By KJ John
Malaysia is a nation-state of multiple ethnicities, cultures, and languages. The overlay of too much religion without much spirituality is another burden imposed on all and sundry… once too often.
I was personally utterly disappointed with the drab dressing of the Malaysian contingent at the Opening Ceremony of the Olympics last Friday. Yes, I did not like the colours or even the imagination of the Baju Melayu.
Why can’t Malaysia evolve a different multi-cultural symbol which is neutral of any feelings or overtures, but still proposes and pronounces our national sense of pride and patriotism – what we call Malaysia, Truly Asia.
Pride and patriotism can never be imposed but must be nurtured and motivated from within persons. It must never be imposed outside in.
My generation of Malaysians, as well as our parents’ generation, may have a somewhat negative attitude towards the Baju Melayu as a Malay cultural symbol. Nevertheless, over the many years and after one generation, we all seem to like and appreciate Malaysian batik silk.
However, maybe not enough is being done to promote batik as one national and multi-cultural Malaysian symbol.
Weddings as one cultural symbol
Every wedding has a religious and also a cultural dimension to the multiple ceremonies. Often the religious dimension is conducted in religious places or homes. The more public wedding dinner is often a truly multi-cultural and community event, to celebrate with all and sundry the joyous occasion of the marriage of a young couple
When I considered getting married, I told my father that if I got married in the Mar Thoma Church (my religious and cultural heritage), I would want to wear a Baju Melayu as my wedding attire during the church service.
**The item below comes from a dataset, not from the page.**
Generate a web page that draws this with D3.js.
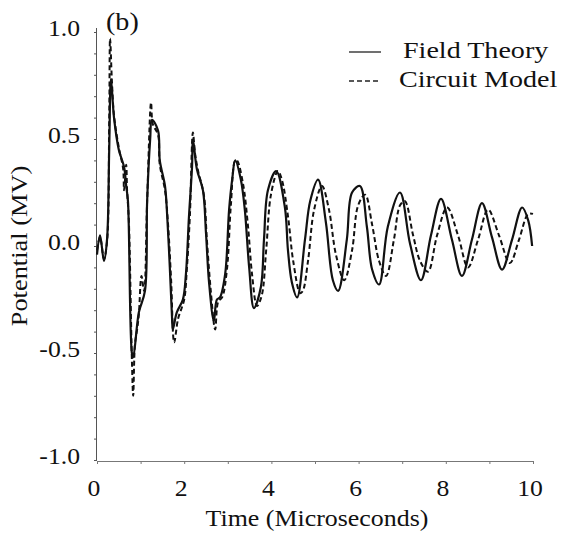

He was not too happy with my proposal. I said I did not appreciate or value the traditional Indian cultural attire. Neither did I want to wear a three-piece suit.
Fortunately, as it turned out my wife and I got married in the United States and I got to wear my Public Service No 1 Suit for the wedding, instead of a western suit. My wife wore her wedding dress in all its glory, meaning and modesty. It helped pronounce her beauty and elegance.
My question therefore is: Why did the Malaysian contingent to the Rio Olympics wear the Baju Melayu as the national costume? Why not silk batik? Allow me therefore to make my case.
It is not that I think that the Baju Melayu is not pretty or is unfit to be worn, but rather unfortunately, it has been too much identified with only Malay culture to the point that other Malaysians (especially our parents’ generation) have not learned to appreciate the art and culture positively embedded within it.
So, as I observed, the Malaysian contingent marched with little pride and patriotism.
Yes, we expect and hope we win a gold medal this time around.
Lee Chong Wei needs to win, and I pray he does for his own sake and for the good of the nation-state. I am also equally confident that his dressing would not have been any part of that pride and patriotism, it will have to be his motivation for real and final success at the Olympics.
For example, when I participated in the Bersih 4 rally last year, I saw that most of the younger generation wore the Bersih 4 T-shirt with pride even though, in Chinese culture, the no 4 is associated with “death”, as both words sound similar.
So, why were they okay with wearing it? The reason is simple – they identified with the cause and knew why they had to wear the no 4 on their yellow T-Shirts, in spite of knowing that the number was “pantang” for them.
What is national pride?
National pride and patriotism are when the citizen of a nation-state takes ownership of the reason, purpose, and meaning of that nation-state and what it stands for, and then makes it personal and valuable.
Mr Khan (father of slain US marine Khizir Khan) did that in the US recently, at the Democratic National Convention, and therefore could take on Donald Trump with his, “have you read the Constitution?” line. Mr Khan is now an American household name because of his son’s bravery and death in service of the US of A.
Such pride and patriotism comes from both the mind and the heart. First, the mind must be convinced and then the heart is moved to make such a commitment and then one’s passion and beliefs speak.
Organisational versus Personal realities
The recent case of the Russian Federation being banned from the Rio Olympics systemically for substance abuse is a clear case in point.
It is only natural that the IOC could not ban the entire Russian team for the systemic failure of standards, monitoring of ethics, or a culture of corruption. Olympics are competitions based on competence, endurance and training of specific skills and abilities by individual athletes and sports people.
They are not about standards and ethics, both of which are part and parcel of organisational culture-related issues. Nevertheless, with the advancement in science and testing methods, more revelations are expected, and such cheating will be recognised and publicised as unfair competitive advantages.
Sports is always driven by personal determination and motivation but which also drives athletes and sports people to seek to excel without cheating, however great their desire to win is.
The Olympic spirit must always be maintained and remain amateur, where possible.
KJ John was a member of the National Information Technology Council (NITC), that was responsible for the National IT Agenda.